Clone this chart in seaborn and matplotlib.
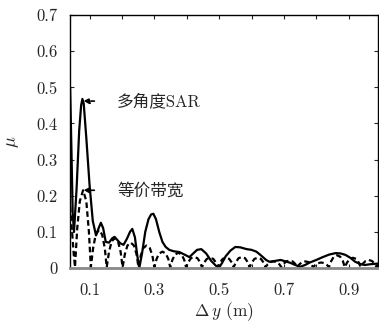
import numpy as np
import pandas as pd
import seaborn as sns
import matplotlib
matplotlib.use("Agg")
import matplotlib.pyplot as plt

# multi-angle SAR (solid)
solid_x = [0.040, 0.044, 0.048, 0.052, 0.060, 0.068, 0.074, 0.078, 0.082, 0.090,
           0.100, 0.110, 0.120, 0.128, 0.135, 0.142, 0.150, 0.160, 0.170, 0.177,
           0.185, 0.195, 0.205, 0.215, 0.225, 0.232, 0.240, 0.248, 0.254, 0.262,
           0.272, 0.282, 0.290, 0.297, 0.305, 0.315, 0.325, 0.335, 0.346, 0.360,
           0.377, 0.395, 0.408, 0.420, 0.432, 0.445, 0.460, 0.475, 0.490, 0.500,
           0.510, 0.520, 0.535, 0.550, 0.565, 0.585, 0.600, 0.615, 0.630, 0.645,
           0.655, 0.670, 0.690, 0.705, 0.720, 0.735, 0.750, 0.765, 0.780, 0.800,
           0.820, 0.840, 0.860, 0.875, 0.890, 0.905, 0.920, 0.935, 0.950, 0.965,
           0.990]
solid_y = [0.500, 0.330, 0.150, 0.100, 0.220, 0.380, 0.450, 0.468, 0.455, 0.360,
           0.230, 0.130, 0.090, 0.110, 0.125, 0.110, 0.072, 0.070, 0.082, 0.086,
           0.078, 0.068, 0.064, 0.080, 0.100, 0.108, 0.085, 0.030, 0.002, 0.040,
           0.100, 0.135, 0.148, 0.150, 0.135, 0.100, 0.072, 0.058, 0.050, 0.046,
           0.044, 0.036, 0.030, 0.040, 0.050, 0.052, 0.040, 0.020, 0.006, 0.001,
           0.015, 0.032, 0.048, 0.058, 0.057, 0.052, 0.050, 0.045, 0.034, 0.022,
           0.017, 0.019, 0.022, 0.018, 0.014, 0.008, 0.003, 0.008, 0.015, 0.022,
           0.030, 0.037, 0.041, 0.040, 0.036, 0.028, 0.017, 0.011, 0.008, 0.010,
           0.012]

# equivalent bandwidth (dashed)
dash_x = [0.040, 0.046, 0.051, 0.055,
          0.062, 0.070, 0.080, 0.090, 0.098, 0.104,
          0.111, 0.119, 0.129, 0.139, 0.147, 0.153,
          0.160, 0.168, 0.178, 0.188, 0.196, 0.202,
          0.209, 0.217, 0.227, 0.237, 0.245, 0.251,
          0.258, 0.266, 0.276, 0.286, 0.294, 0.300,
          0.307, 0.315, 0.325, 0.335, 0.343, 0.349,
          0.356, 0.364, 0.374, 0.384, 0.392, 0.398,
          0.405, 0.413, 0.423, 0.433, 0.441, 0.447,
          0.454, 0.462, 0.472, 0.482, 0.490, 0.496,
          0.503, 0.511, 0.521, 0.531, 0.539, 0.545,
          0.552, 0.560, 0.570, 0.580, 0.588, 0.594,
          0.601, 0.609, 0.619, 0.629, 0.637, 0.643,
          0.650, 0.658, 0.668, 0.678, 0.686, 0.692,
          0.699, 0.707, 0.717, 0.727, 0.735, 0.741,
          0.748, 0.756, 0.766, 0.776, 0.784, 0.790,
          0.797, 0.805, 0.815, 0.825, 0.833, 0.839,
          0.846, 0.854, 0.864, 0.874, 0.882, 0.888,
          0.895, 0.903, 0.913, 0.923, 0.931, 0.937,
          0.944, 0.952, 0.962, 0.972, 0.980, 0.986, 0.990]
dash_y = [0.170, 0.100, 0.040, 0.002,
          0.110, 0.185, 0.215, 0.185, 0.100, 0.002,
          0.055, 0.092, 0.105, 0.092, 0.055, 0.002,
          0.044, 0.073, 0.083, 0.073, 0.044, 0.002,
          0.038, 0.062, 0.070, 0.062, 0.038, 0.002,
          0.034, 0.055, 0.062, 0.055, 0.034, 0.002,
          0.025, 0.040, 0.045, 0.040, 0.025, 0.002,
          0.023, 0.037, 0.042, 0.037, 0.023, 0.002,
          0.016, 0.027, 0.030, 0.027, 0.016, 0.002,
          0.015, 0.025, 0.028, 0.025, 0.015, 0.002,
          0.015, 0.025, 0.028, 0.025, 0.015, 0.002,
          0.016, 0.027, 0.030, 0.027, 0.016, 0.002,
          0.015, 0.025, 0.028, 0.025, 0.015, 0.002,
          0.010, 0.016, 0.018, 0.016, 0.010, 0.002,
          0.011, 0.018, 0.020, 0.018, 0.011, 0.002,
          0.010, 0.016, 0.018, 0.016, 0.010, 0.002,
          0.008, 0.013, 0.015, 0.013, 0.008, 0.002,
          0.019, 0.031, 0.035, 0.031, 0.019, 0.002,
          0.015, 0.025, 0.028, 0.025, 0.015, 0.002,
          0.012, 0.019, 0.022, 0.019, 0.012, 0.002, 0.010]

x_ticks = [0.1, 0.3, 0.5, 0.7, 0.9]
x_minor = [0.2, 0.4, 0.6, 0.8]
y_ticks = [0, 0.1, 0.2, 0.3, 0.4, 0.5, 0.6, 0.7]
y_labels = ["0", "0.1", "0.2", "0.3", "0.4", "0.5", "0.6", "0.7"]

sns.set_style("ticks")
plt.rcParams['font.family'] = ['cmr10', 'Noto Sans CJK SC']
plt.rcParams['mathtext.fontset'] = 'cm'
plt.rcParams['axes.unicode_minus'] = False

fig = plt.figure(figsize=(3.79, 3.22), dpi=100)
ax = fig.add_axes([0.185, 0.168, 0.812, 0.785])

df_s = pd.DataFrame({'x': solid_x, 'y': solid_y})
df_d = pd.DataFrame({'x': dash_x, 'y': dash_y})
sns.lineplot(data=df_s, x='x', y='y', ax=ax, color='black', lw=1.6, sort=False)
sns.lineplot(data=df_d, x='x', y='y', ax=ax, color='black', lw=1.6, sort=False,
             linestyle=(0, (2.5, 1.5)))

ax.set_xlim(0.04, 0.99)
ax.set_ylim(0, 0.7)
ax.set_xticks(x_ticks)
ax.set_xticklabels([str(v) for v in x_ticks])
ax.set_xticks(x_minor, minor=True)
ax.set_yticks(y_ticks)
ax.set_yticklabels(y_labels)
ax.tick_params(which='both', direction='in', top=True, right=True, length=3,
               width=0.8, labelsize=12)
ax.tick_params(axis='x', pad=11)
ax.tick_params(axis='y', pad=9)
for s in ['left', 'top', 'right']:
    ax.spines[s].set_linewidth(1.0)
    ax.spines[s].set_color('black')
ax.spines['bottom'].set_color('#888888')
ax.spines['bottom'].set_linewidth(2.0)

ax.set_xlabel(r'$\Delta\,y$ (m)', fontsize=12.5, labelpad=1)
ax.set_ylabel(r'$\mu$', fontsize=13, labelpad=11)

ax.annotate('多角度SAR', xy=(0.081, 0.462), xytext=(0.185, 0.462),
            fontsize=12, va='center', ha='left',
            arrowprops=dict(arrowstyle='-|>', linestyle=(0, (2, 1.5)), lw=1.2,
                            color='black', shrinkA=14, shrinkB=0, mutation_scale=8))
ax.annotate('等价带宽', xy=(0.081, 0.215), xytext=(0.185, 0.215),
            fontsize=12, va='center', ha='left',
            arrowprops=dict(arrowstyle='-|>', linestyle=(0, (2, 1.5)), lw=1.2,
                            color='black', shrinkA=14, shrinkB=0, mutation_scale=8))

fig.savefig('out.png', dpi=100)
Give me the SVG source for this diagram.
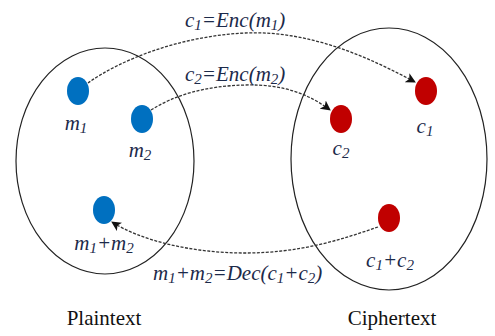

Work instructions:
Print all entries exactly. The images do not belong in the copy.

Completed exercise:
Clone this chart in seaborn and matplotlib.
import numpy as np
import pandas as pd
import seaborn as sns
import matplotlib
matplotlib.use("Agg")
import matplotlib.pyplot as plt

# multi-angle SAR (solid)
solid_x = [0.040, 0.044, 0.048, 0.052, 0.060, 0.068, 0.074, 0.078, 0.082, 0.090,
           0.100, 0.110, 0.120, 0.128, 0.135, 0.142, 0.150, 0.160, 0.170, 0.177,
           0.185, 0.195, 0.205, 0.215, 0.225, 0.232, 0.240, 0.248, 0.254, 0.262,
           0.272, 0.282, 0.290, 0.297, 0.305, 0.315, 0.325, 0.335, 0.346, 0.360,
           0.377, 0.395, 0.408, 0.420, 0.432, 0.445, 0.460, 0.475, 0.490, 0.500,
           0.510, 0.520, 0.535, 0.550, 0.565, 0.585, 0.600, 0.615, 0.630, 0.645,
           0.655, 0.670, 0.690, 0.705, 0.720, 0.735, 0.750, 0.765, 0.780, 0.800,
           0.820, 0.840, 0.860, 0.875, 0.890, 0.905, 0.920, 0.935, 0.950, 0.965,
           0.990]
solid_y = [0.500, 0.330, 0.150, 0.100, 0.220, 0.380, 0.450, 0.468, 0.455, 0.360,
           0.230, 0.130, 0.090, 0.110, 0.125, 0.110, 0.072, 0.070, 0.082, 0.086,
           0.078, 0.068, 0.064, 0.080, 0.100, 0.108, 0.085, 0.030, 0.002, 0.040,
           0.100, 0.135, 0.148, 0.150, 0.135, 0.100, 0.072, 0.058, 0.050, 0.046,
           0.044, 0.036, 0.030, 0.040, 0.050, 0.052, 0.040, 0.020, 0.006, 0.001,
           0.015, 0.032, 0.048, 0.058, 0.057, 0.052, 0.050, 0.045, 0.034, 0.022,
           0.017, 0.019, 0.022, 0.018, 0.014, 0.008, 0.003, 0.008, 0.015, 0.022,
           0.030, 0.037, 0.041, 0.040, 0.036, 0.028, 0.017, 0.011, 0.008, 0.010,
           0.012]

# equivalent bandwidth (dashed)
dash_x = [0.040, 0.046, 0.051, 0.055,
          0.062, 0.070, 0.080, 0.090, 0.098, 0.104,
          0.111, 0.119, 0.129, 0.139, 0.147, 0.153,
          0.160, 0.168, 0.178, 0.188, 0.196, 0.202,
          0.209, 0.217, 0.227, 0.237, 0.245, 0.251,
          0.258, 0.266, 0.276, 0.286, 0.294, 0.300,
          0.307, 0.315, 0.325, 0.335, 0.343, 0.349,
          0.356, 0.364, 0.374, 0.384, 0.392, 0.398,
          0.405, 0.413, 0.423, 0.433, 0.441, 0.447,
          0.454, 0.462, 0.472, 0.482, 0.490, 0.496,
          0.503, 0.511, 0.521, 0.531, 0.539, 0.545,
          0.552, 0.560, 0.570, 0.580, 0.588, 0.594,
          0.601, 0.609, 0.619, 0.629, 0.637, 0.643,
          0.650, 0.658, 0.668, 0.678, 0.686, 0.692,
          0.699, 0.707, 0.717, 0.727, 0.735, 0.741,
          0.748, 0.756, 0.766, 0.776, 0.784, 0.790,
          0.797, 0.805, 0.815, 0.825, 0.833, 0.839,
          0.846, 0.854, 0.864, 0.874, 0.882, 0.888,
          0.895, 0.903, 0.913, 0.923, 0.931, 0.937,
          0.944, 0.952, 0.962, 0.972, 0.980, 0.986, 0.990]
dash_y = [0.170, 0.100, 0.040, 0.002,
          0.110, 0.185, 0.215, 0.185, 0.100, 0.002,
          0.055, 0.092, 0.105, 0.092, 0.055, 0.002,
          0.044, 0.073, 0.083, 0.073, 0.044, 0.002,
          0.038, 0.062, 0.070, 0.062, 0.038, 0.002,
          0.034, 0.055, 0.062, 0.055, 0.034, 0.002,
          0.025, 0.040, 0.045, 0.040, 0.025, 0.002,
          0.023, 0.037, 0.042, 0.037, 0.023, 0.002,
          0.016, 0.027, 0.030, 0.027, 0.016, 0.002,
          0.015, 0.025, 0.028, 0.025, 0.015, 0.002,
          0.015, 0.025, 0.028, 0.025, 0.015, 0.002,
          0.016, 0.027, 0.030, 0.027, 0.016, 0.002,
          0.015, 0.025, 0.028, 0.025, 0.015, 0.002,
          0.010, 0.016, 0.018, 0.016, 0.010, 0.002,
          0.011, 0.018, 0.020, 0.018, 0.011, 0.002,
          0.010, 0.016, 0.018, 0.016, 0.010, 0.002,
          0.008, 0.013, 0.015, 0.013, 0.008, 0.002,
          0.019, 0.031, 0.035, 0.031, 0.019, 0.002,
          0.015, 0.025, 0.028, 0.025, 0.015, 0.002,
          0.012, 0.019, 0.022, 0.019, 0.012, 0.002, 0.010]

x_ticks = [0.1, 0.3, 0.5, 0.7, 0.9]
x_minor = [0.2, 0.4, 0.6, 0.8]
y_ticks = [0, 0.1, 0.2, 0.3, 0.4, 0.5, 0.6, 0.7]
y_labels = ["0", "0.1", "0.2", "0.3", "0.4", "0.5", "0.6", "0.7"]

sns.set_style("ticks")
plt.rcParams['font.family'] = ['cmr10', 'Noto Sans CJK SC']
plt.rcParams['mathtext.fontset'] = 'cm'
plt.rcParams['axes.unicode_minus'] = False

fig = plt.figure(figsize=(3.79, 3.22), dpi=100)
ax = fig.add_axes([0.185, 0.168, 0.812, 0.785])

df_s = pd.DataFrame({'x': solid_x, 'y': solid_y})
df_d = pd.DataFrame({'x': dash_x, 'y': dash_y})
sns.lineplot(data=df_s, x='x', y='y', ax=ax, color='black', lw=1.6, sort=False)
sns.lineplot(data=df_d, x='x', y='y', ax=ax, color='black', lw=1.6, sort=False,
             linestyle=(0, (2.5, 1.5)))

ax.set_xlim(0.04, 0.99)
ax.set_ylim(0, 0.7)
ax.set_xticks(x_ticks)
ax.set_xticklabels([str(v) for v in x_ticks])
ax.set_xticks(x_minor, minor=True)
ax.set_yticks(y_ticks)
ax.set_yticklabels(y_labels)
ax.tick_params(which='both', direction='in', top=True, right=True, length=3,
               width=0.8, labelsize=12)
ax.tick_params(axis='x', pad=11)
ax.tick_params(axis='y', pad=9)
for s in ['left', 'top', 'right']:
    ax.spines[s].set_linewidth(1.0)
    ax.spines[s].set_color('black')
ax.spines['bottom'].set_color('#888888')
ax.spines['bottom'].set_linewidth(2.0)

ax.set_xlabel(r'$\Delta\,y$ (m)', fontsize=12.5, labelpad=1)
ax.set_ylabel(r'$\mu$', fontsize=13, labelpad=11)

ax.annotate('多角度SAR', xy=(0.081, 0.462), xytext=(0.185, 0.462),
            fontsize=12, va='center', ha='left',
            arrowprops=dict(arrowstyle='-|>', linestyle=(0, (2, 1.5)), lw=1.2,
                            color='black', shrinkA=14, shrinkB=0, mutation_scale=8))
ax.annotate('等价带宽', xy=(0.081, 0.215), xytext=(0.185, 0.215),
            fontsize=12, va='center', ha='left',
            arrowprops=dict(arrowstyle='-|>', linestyle=(0, (2, 1.5)), lw=1.2,
                            color='black', shrinkA=14, shrinkB=0, mutation_scale=8))

fig.savefig('out.png', dpi=100)
Give me the SVG source for this diagram.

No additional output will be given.